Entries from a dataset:
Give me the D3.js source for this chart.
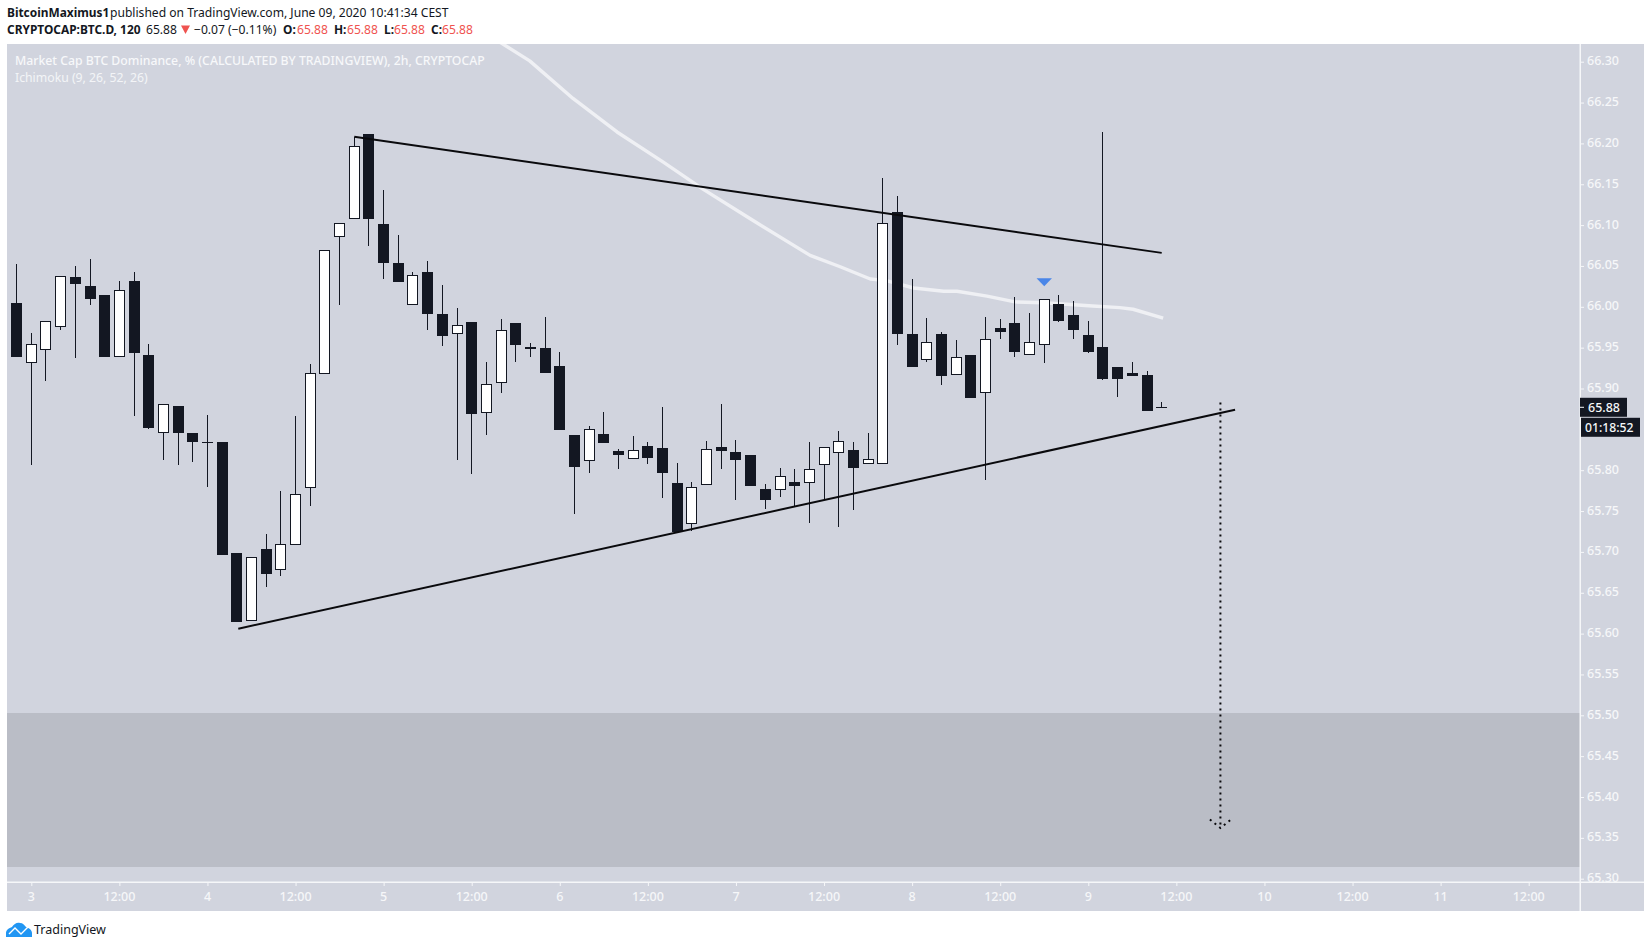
<!DOCTYPE html>
<html><head><meta charset="utf-8">
<script src="https://cdn.jsdelivr.net/npm/d3@7"></script>
<style>
html,body{margin:0;padding:0;background:#fff;overflow:hidden}
svg{display:block}
text{font-family:"Noto Sans","Open Sans",sans-serif}
</style></head><body>
<svg id="c" width="1651" height="948"></svg>
<script>
// ---------- data ----------
const firstCandleHour = -2; // hours from 3 June 00:00
const candleStepHours = 2;
const opens = [66.005,65.931,65.947,65.975,66.036,66.026,66.014,65.939,66.031,65.941,65.845,65.879,65.845,65.835,65.835,65.699,65.616,65.703,65.678,65.709,65.778,65.918,66.085,66.107,66.211,66.101,66.053,66.002,66.042,65.991,65.967,65.982,65.870,65.907,65.980,65.948,65.949,65.927,65.843,65.811,65.844,65.824,65.814,65.830,65.827,65.784,65.734,65.782,65.828,65.822,65.819,65.777,65.776,65.785,65.784,65.806,65.821,65.825,65.807,65.808,66.116,65.967,65.935,65.967,65.916,65.941,65.894,65.974,65.980,65.941,65.953,66.003,65.990,65.965,65.951,65.926,65.919,65.916,65.877];
const highs = [66.052,65.968,65.983,66.038,66.050,66.058,66.014,66.032,66.042,65.954,65.881,65.879,65.845,65.867,65.835,65.699,65.694,65.722,65.775,65.866,65.930,66.069,66.103,66.208,66.212,66.143,66.088,66.042,66.056,66.027,65.999,65.982,65.932,65.985,65.980,65.956,65.987,65.945,65.843,65.854,65.871,65.826,65.842,65.834,65.877,65.809,65.786,65.836,65.881,65.837,65.819,65.783,65.803,65.802,65.835,65.829,65.848,65.835,65.846,66.158,66.136,66.034,65.986,65.969,65.959,65.941,65.988,65.985,66.012,65.992,66.009,66.014,66.007,65.983,66.214,65.926,65.932,65.921,65.883];
const lows = [65.939,65.806,65.909,65.972,65.937,66.002,65.938,65.939,65.866,65.851,65.812,65.806,65.810,65.779,65.696,65.614,65.616,65.657,65.671,65.709,65.756,65.918,66.002,66.107,66.074,66.034,66.030,66.002,65.972,65.952,65.813,65.795,65.843,65.895,65.932,65.938,65.919,65.849,65.747,65.797,65.833,65.801,65.814,65.808,65.766,65.724,65.726,65.782,65.802,65.763,65.781,65.752,65.767,65.756,65.735,65.764,65.730,65.751,65.807,65.808,65.953,65.926,65.932,65.904,65.916,65.888,65.788,65.960,65.939,65.941,65.931,65.982,65.961,65.944,65.911,65.890,65.915,65.873,65.876];
const closes = [65.939,65.954,65.983,66.038,66.028,66.009,65.938,66.021,65.944,65.852,65.881,65.846,65.834,65.833,65.696,65.614,65.694,65.673,65.710,65.771,65.919,66.069,66.103,66.197,66.107,66.054,66.030,66.039,65.991,65.964,65.978,65.869,65.905,65.972,65.953,65.951,65.919,65.849,65.804,65.851,65.833,65.818,65.825,65.815,65.797,65.724,65.780,65.826,65.823,65.812,65.781,65.764,65.793,65.781,65.802,65.829,65.836,65.803,65.814,66.102,65.967,65.926,65.957,65.915,65.939,65.888,65.961,65.969,65.945,65.957,66.009,65.983,65.971,65.945,65.912,65.912,65.915,65.873,65.877];

const maHours = [62.4,67.9,73.8,79.8,86.1,91.5,97.9,106.1,110.2,114.3,116.5,120.2,124.3,126.1,130.2,134,138,144.6,148.3,150.1,154.2];
const maValues = [66.332,66.301,66.255,66.214,66.177,66.144,66.108,66.063,66.049,66.034,66.032,66.023,66.019,66.019,66.013,66.006,66.005,66.001,65.999,65.997,65.986];

const upperTrendHours = [44,154];
const upperTrendValues = [66.208,66.066];
const lowerTrendHours = [28.2,164];
const lowerTrendValues = [65.606,65.874];
const arrowHour = 162;
const arrowValues = [65.883,65.362];
const zoneValues = [65.5025,65.3145];
const markerHour = 138;
const markerValue = 66.035;
const lastPrice = 65.877;
const countdown = "01:18:52";

const yTicks = [66.30,66.25,66.20,66.15,66.10,66.05,66.00,65.95,65.90,65.80,65.75,65.70,65.65,65.60,65.55,65.50,65.45,65.40,65.35,65.30];
const xTickHours = [0,12,24,36,48,60,72,84,96,108,120,132,144,156,168,180,192,204];
const xTickLabels = ["3","12:00","4","12:00","5","12:00","6","12:00","7","12:00","8","12:00","9","12:00","10","12:00","11","12:00"];

// ---------- scales ----------
const t0 = Date.UTC(2020,5,3);
const hourMs = 3600000;
const toDate = h => new Date(t0 + h*hourMs);
const x = d3.scaleUtc().domain([toDate(0),toDate(204)]).range([31.3,1528.7]);
const y = d3.scaleLinear().domain([65.30,66.30]).range([878.7,61.7]);

const BG="#d1d4de", ZONE="#babdc6", DARK="#131722", RED="#ef5350", AXIS="#f6f7f9";
const L=7,T=44,AX=1580,AY=882,R=1644,B=911;

const svg=d3.select("#c");
const defs=svg.append("defs");
defs.append("clipPath").attr("id","plot").append("rect").attr("x",L).attr("y",T).attr("width",AX-L).attr("height",AY-T);
defs.append("clipPath").attr("id","yax").append("rect").attr("x",AX).attr("y",T).attr("width",R-AX).attr("height",AY-T);

// panel
svg.append("rect").attr("x",L).attr("y",T).attr("width",R-L).attr("height",B-T).attr("fill",BG);

const plot=svg.append("g").attr("clip-path","url(#plot)");
// zone
plot.append("rect").attr("x",L).attr("width",AX-L)
  .attr("y",Math.round(y(zoneValues[0]))).attr("height",Math.round(y(zoneValues[1]))-Math.round(y(zoneValues[0])))
  .attr("fill",ZONE);

// moving line
plot.append("path").datum(maHours.map((h,i)=>[h,maValues[i]]))
  .attr("fill","none").attr("stroke","#eff0f4").attr("stroke-width",3.4).attr("stroke-linejoin","round")
  .attr("d",d3.line().x(d=>x(toDate(d[0]))).y(d=>y(d[1])));

// candles
const candles=opens.map((o,i)=>({o,h:highs[i],l:lows[i],c:closes[i],t:toDate(firstCandleHour+i*candleStepHours)}));
const cg=plot.append("g").attr("shape-rendering","crispEdges");
const px=d=>Math.floor(x(d.t));
cg.selectAll("rect.w").data(candles).join("rect").attr("class","w")
  .attr("x",d=>px(d)).attr("width",1)
  .attr("y",d=>Math.round(y(d.h))).attr("height",d=>Math.max(1,Math.round(y(d.l))-Math.round(y(d.h))))
  .attr("fill",DARK);
cg.selectAll("rect.b").data(candles).join("rect").attr("class","b")
  .each(function(d){
    const top=Math.round(y(Math.max(d.o,d.c))),bot=Math.round(y(Math.min(d.o,d.c)));
    const s=d3.select(this);
    if(d.c>d.o){
      s.attr("x",px(d)-4.5).attr("width",10).attr("y",top+.5).attr("height",Math.max(1,bot-top-1))
       .attr("fill","#fff").attr("stroke",DARK).attr("stroke-width",1);
    }else{
      s.attr("x",px(d)-5).attr("width",11).attr("y",top).attr("height",Math.max(1,bot-top)).attr("fill",DARK);
    }
  });

// trend lines
[[upperTrendHours,upperTrendValues],[lowerTrendHours,lowerTrendValues]].forEach(([hs,vs])=>{
  plot.append("line").attr("x1",x(toDate(hs[0]))).attr("x2",x(toDate(hs[1])))
    .attr("y1",y(vs[0])).attr("y2",y(vs[1])).attr("stroke","#0a0a0d").attr("stroke-width",2);
});

// dotted projection arrow
const ax=x(toDate(arrowHour)), ay0=y(arrowValues[0]), ay1=y(arrowValues[1]);
plot.append("line").attr("x1",ax).attr("x2",ax).attr("y1",ay0).attr("y2",ay1)
  .attr("stroke","#0a0a0d").attr("stroke-width",2).attr("stroke-dasharray","2 4");
plot.append("path").attr("d",`M${ax-10.5},${ay1-8.5}L${ax},${ay1}L${ax+10.5},${ay1-8.5}`)
  .attr("fill","none").attr("stroke","#0a0a0d").attr("stroke-width",2).attr("stroke-dasharray","2 4");

// blue marker
const mx=x(toDate(markerHour)), my=y(markerValue);
plot.append("path").attr("d",`M${mx-7.7},${my}L${mx+7.7},${my}L${mx},${my+8}Z`).attr("fill","#4a86e8");

// y axis
const yAxis=d3.axisRight(y).tickValues(yTicks).tickFormat(d3.format(".2f")).tickSize(4).tickPadding(3);
const yg=svg.append("g").attr("clip-path","url(#yax)").append("g").attr("transform",`translate(${AX},0)`).call(yAxis);
yg.select(".domain").remove();
yg.selectAll("line").attr("stroke",AXIS);
yg.selectAll("text").attr("fill",AXIS).attr("font-size",12.5).attr("font-family",'"Noto Sans"').attr("font-weight",500).attr("dy","0.24em");

// x axis
const xAxis=d3.axisBottom(x).tickValues(xTickHours.map(toDate)).tickFormat((d,i)=>xTickLabels[i]).tickSize(4).tickPadding(6);
const xg=svg.append("g").attr("transform",`translate(0,${AY})`).call(xAxis);
xg.select(".domain").remove();
xg.selectAll("line").attr("stroke",AXIS);
xg.selectAll("text").attr("fill",AXIS).attr("font-size",12.5).attr("font-family",'"Noto Sans"').attr("font-weight",500).attr("dx","-0.5");

// axis lines
svg.append("rect").attr("x",L).attr("y",AY-.5).attr("width",R-L).attr("height",1.5).attr("fill",AXIS);
svg.append("rect").attr("x",AX-.5).attr("y",T).attr("width",1.5).attr("height",B-T).attr("fill",AXIS);

// price / countdown tags
const py=y(lastPrice);
svg.append("rect").attr("x",AX).attr("y",py-9.5).attr("width",47).attr("height",19).attr("fill",DARK);
svg.append("rect").attr("x",AX).attr("y",py-.5).attr("width",4).attr("height",1).attr("fill",AXIS);
svg.append("text").attr("x",AX+8).attr("y",py+4.5).attr("fill",AXIS).attr("font-size",12.5).attr("font-weight",500).text(d3.format(".2f")(lastPrice));
svg.append("rect").attr("x",AX+1).attr("y",py+10.5).attr("width",59).attr("height",19).attr("fill",DARK);
svg.append("text").attr("x",AX+5).attr("y",py+24.5).attr("fill",AXIS).attr("font-size",12.2).attr("font-weight",500).text(countdown);

// legend in panel
svg.append("text").attr("x",15).attr("y",65).attr("font-size",12.25).attr("fill","#f7f8fa").attr("font-weight",500)
  .text("Market Cap BTC Dominance, % (CALCULATED BY TRADINGVIEW), 2h, CRYPTOCAP");
svg.append("text").attr("x",15).attr("y",82).attr("font-size",12.25).attr("fill","#f3f4f7").attr("font-weight",400)
  .text("Ichimoku (9, 26, 52, 26)");

// header
const hdr=(xp,yp,t,fill,w)=>svg.append("text").attr("x",xp).attr("y",yp).attr("font-size",w?11.9:12.1).attr("fill",fill).attr("font-weight",w||400).text(t);
hdr(7,17,"BitcoinMaximus1",DARK,700);
hdr(110,17,"published on TradingView.com, June 09, 2020 10:41:34 CEST",DARK);
hdr(7,34,"CRYPTOCAP:BTC.D, 120",DARK,700);
hdr(146,34,"65.88",DARK);
svg.append("path").attr("d","M181,25.5L190,25.5L185.5,34Z").attr("fill",RED);
hdr(194,34,"−0.07 (−0.11%)",DARK);
hdr(283,34,"O:",DARK,700); hdr(297,34,"65.88",RED);
hdr(334,34,"H:",DARK,700); hdr(347,34,"65.88",RED);
hdr(384,34,"L:",DARK,700); hdr(394,34,"65.88",RED);
hdr(431,34,"C:",DARK,700); hdr(442,34,"65.88",RED);

// footer logo
svg.append("path").attr("fill","#2196f3")
  .attr("d","M6,937 L6,933 C6,930 9,928 12,927 C14,924 17,922 20,923 C23,923 24,925 26,927 C29,928 32,930 32,933 L32,937 Z");
svg.append("path").attr("fill","none").attr("stroke","#fff").attr("stroke-width",1.4)
  .attr("d","M9,934 L15,928 L21,934 L28,927");
svg.append("text").attr("x",34).attr("y",934).attr("font-size",12.5).attr("fill",DARK).text("TradingView");
</script>
</body></html>
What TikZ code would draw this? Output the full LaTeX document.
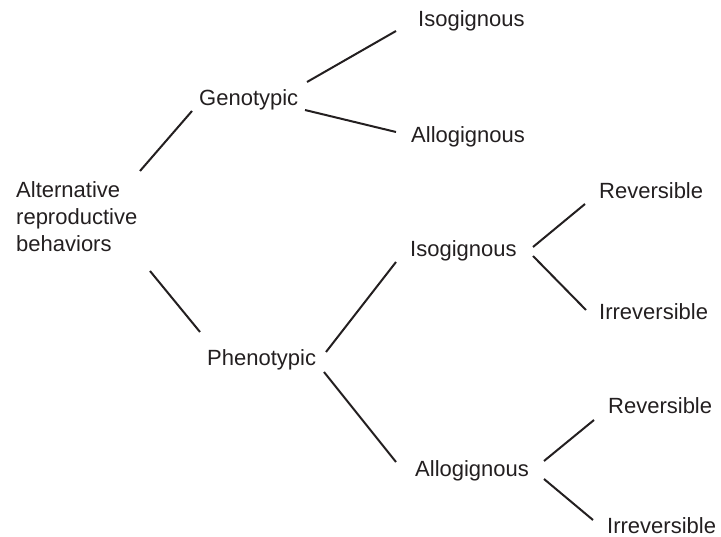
\documentclass[tikz,border=0pt]{standalone}
\usepackage{fontspec}
\setmainfont{Liberation Sans}
\usetikzlibrary{calc}
\definecolor{ink}{HTML}{231F20}
\begin{document}
\begin{tikzpicture}[x=1pt,y=-1pt,
  lbl/.style={inner sep=0pt, anchor=base west, text=ink, font=\fontsize{22}{27}\selectfont},
  conn/.style={draw=ink, line width=2pt}]
\useasboundingbox (0,0) rectangle (721,537);
\node[lbl, anchor=north west, align=left] (alt) at (16,181) {Alternative\\reproductive\\behaviors};
\node[lbl] (geno)  at (199,106) {Genotypic};
\node[lbl] (iso1)  at (418,27)  {Isogignous};
\node[lbl] (allo1) at (411,143) {Allogignous};
\node[lbl] (pheno) at (207,366) {Phenotypic};
\node[lbl] (iso2)  at (410,257) {Isogignous};
\node[lbl] (allo2) at (415,477) {Allogignous};
\node[lbl] (rev1)  at (599,199) {Reversible};
\node[lbl] (irr1)  at (599,320) {Irreversible};
\node[lbl] (rev2)  at (608,414) {Reversible};
\node[lbl] (irr2)  at (607,533) {Irreversible};
\draw[conn] ($(alt.north west)+(124,-10)$) -- ($(geno.base west)+(-7,5)$);
\draw[conn] ($(alt.north west)+(134,90)$) -- ($(pheno.base west)+(-7,-34)$);
\draw[conn] ($(geno.base west)+(108,-24)$) -- ($(iso1.base west)+(-22,4)$);
\draw[conn] ($(geno.base west)+(106,4)$) -- ($(allo1.base west)+(-15,-11)$);
\draw[conn] ($(pheno.base west)+(119,-14)$) -- ($(iso2.base west)+(-14,5)$);
\draw[conn] ($(pheno.base west)+(117,6)$) -- ($(allo2.base west)+(-19,-15)$);
\draw[conn] ($(iso2.base west)+(123,-10)$) -- ($(rev1.base west)+(-14,5)$);
\draw[conn] ($(iso2.base west)+(123,-1)$) -- ($(irr1.base west)+(-13,-10)$);
\draw[conn] ($(allo2.base west)+(129,-16)$) -- ($(rev2.base west)+(-14,6)$);
\draw[conn] ($(allo2.base west)+(129,2)$) -- ($(irr2.base west)+(-14,-13)$);
\end{tikzpicture}
\end{document}
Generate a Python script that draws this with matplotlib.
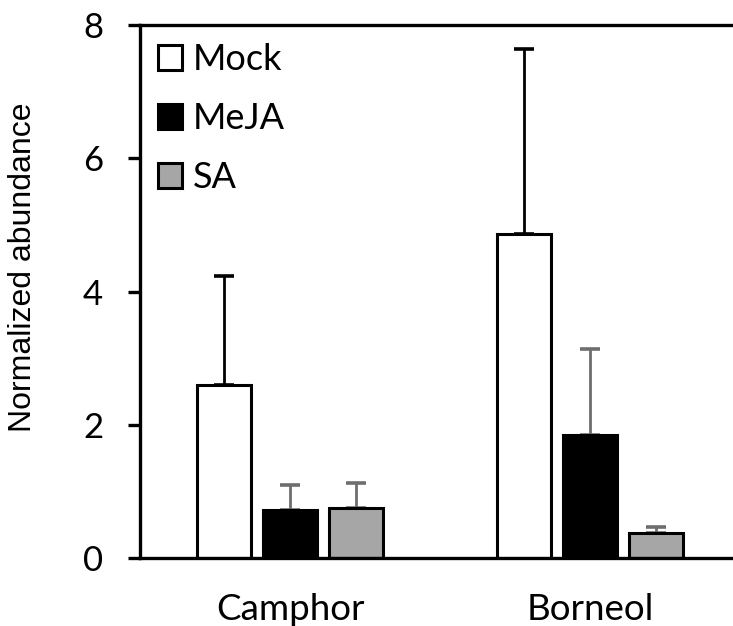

Task objective:
Using the material above, gather every line that includes "script".

Result of this exercise:
<script src="https://cdn.jsdelivr.net/npm/d3@7"></script>
<script>
</script>
Generate a Python script that draws this with matplotlib.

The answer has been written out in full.